Thursday, March 12, 2009 by Jack Kibble-White
Boasting pretty much every distinguished actor Britain has produced in the last twenty years (minus Michael Sheen and John Simms), and based on a well-regarded series of books by David Peace, the publicity, the previews and the very aesthetic of Red Riding boasts an offering headed straight for television’s top table.
However, episode one proved this journey might not be as straightforward as anticipated. Although it looked utterly beautiful, this was two hours of television that offered a muted colour palette, underplayed performances, a lot of violence, but not a gripping storyline. The deliberately languid pace may have been bold, but it also highlighted the fact that there wasn’t a whole lot going on.
Conversely, the second episode (or film as Channel 4 would have it) felt more substantial right from the off. Gone were the beautifully lit urban tableaux and deliberately naturalistic dialogue, and in their place came a relatively taut investigation into the West Yorkshire Police Force’s investigation into the Ripper murders.
Clearly, part of Red Riding’s structure is to stick resolutely with one character throughout the episode. Here it was Paddy Considine playing Peter Hunter, a principled senior police officer brought in to weed out police corruption. Thrust into a world where everyone is a suspect, this felt like familiar territory for television drama, and it was inevitable that at least one of Hunter’s lieutenants, handpicked for the job by the man himself, should turn out to be on the side of the bent coppers.
That wasn’t the only predictable path this episode walked. Hunter’s uneasy on-off relationship with fellow detective (Maxine Peake) was a familiar TV trope, albeit one that after the final episode has aired might prove to be necessary in order to bring Peter Mullen’s creepy clergy character – a figure that has lurked at the fringes of conspiracy in the first two episodes – back into the action. His role, and trying to discern exactly what it is, has so far been one of the more successful elements of Red Riding.
As this week’s film unfolded, the connections to the previous episode proved to be more substantial than suspected, in the process retrospectively contextualising those first two hours and repositioning them as a more useful use of air time than previously thought.

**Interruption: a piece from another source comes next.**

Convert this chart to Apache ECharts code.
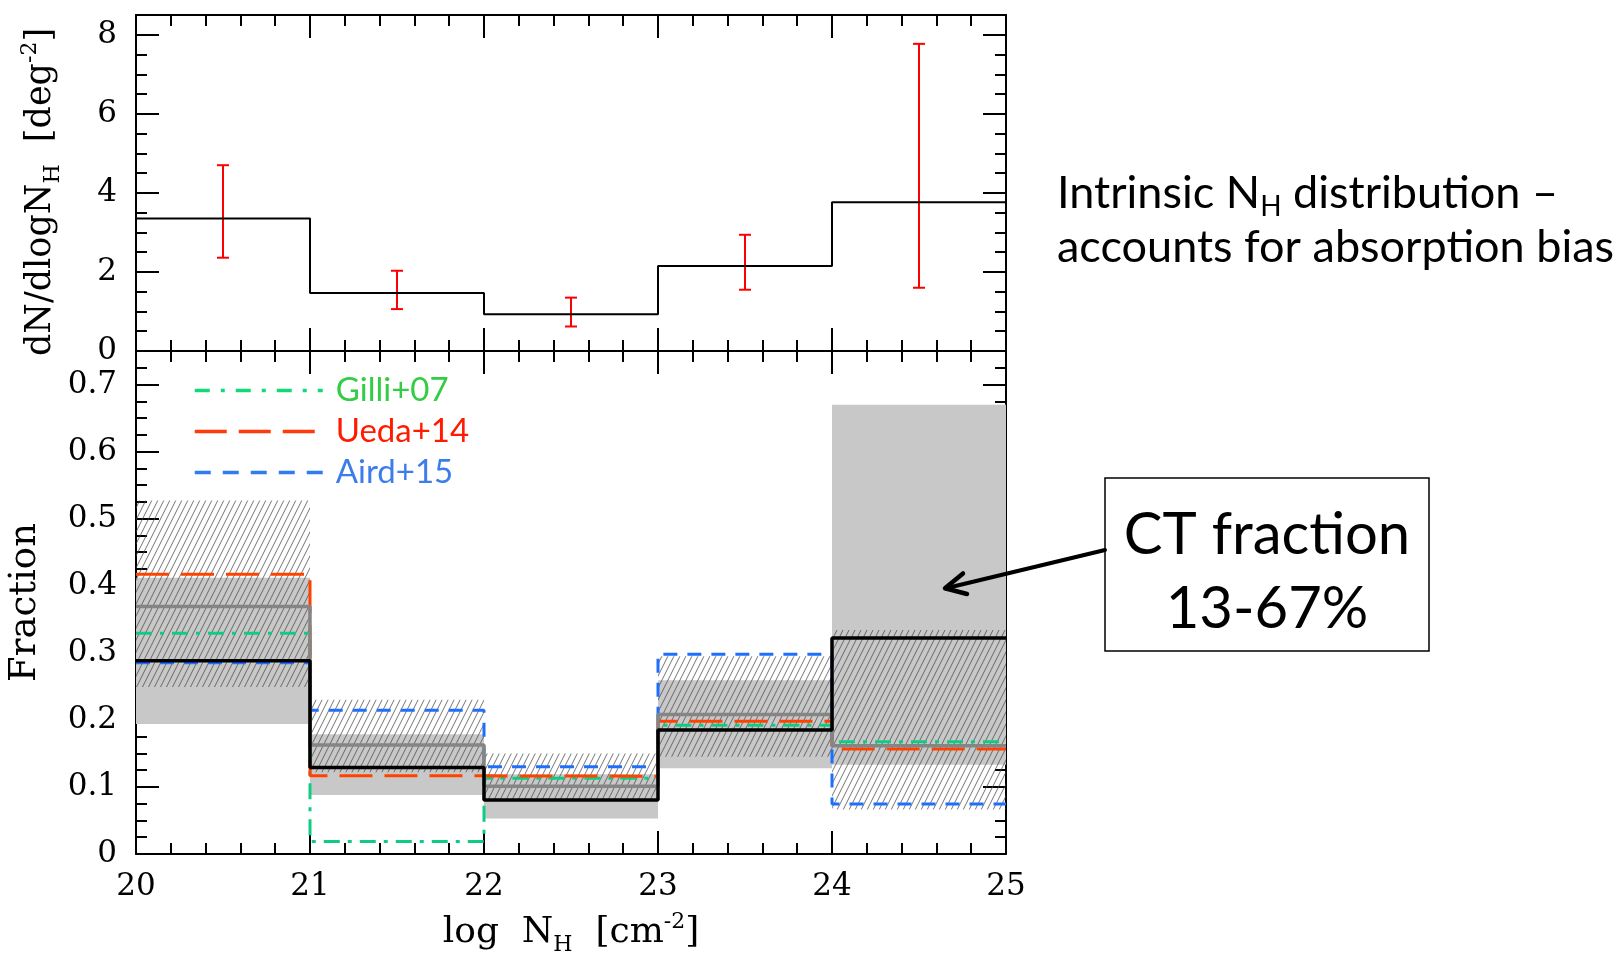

Conversely, connections with the Yorkshire Ripper murders grew less important over the course of the second episode, until finally we were to learn that Hunter’s detective work wasn’t going to have any bearing at all on the eventual arrest of Peter Sutcliffe.
This perhaps was the film’s greatest flaw. Although the denouement, linking a supposed Ripper victim back to the bloody events at the climax of the previous episode, was satisfying in overall plot terms, it was rather overshadowed by the greater (and real-life) drama playing out elsewhere in the police station. The evocation of the Ripper murders at the beginning of the episode had been so effective, that as a viewer it became difficult to care as much about Peace’s constructed conspiracy theory when events from real history – events that had exerted a genuine impact on the lives of many of the viewers – were playing out in the background.
After four hours on our screens, you get a sense that Red Riding is still only just warming up. Week two was substantially better than week one, in part because it was more substantial. There seems to be a lot of pieces in place which should allow for the denouement to stretch back across the series and bring it all together. Perhaps by the end of this third episode we will have finally borne witness to a drama that can live up to all the praise prospectively heaped upon it.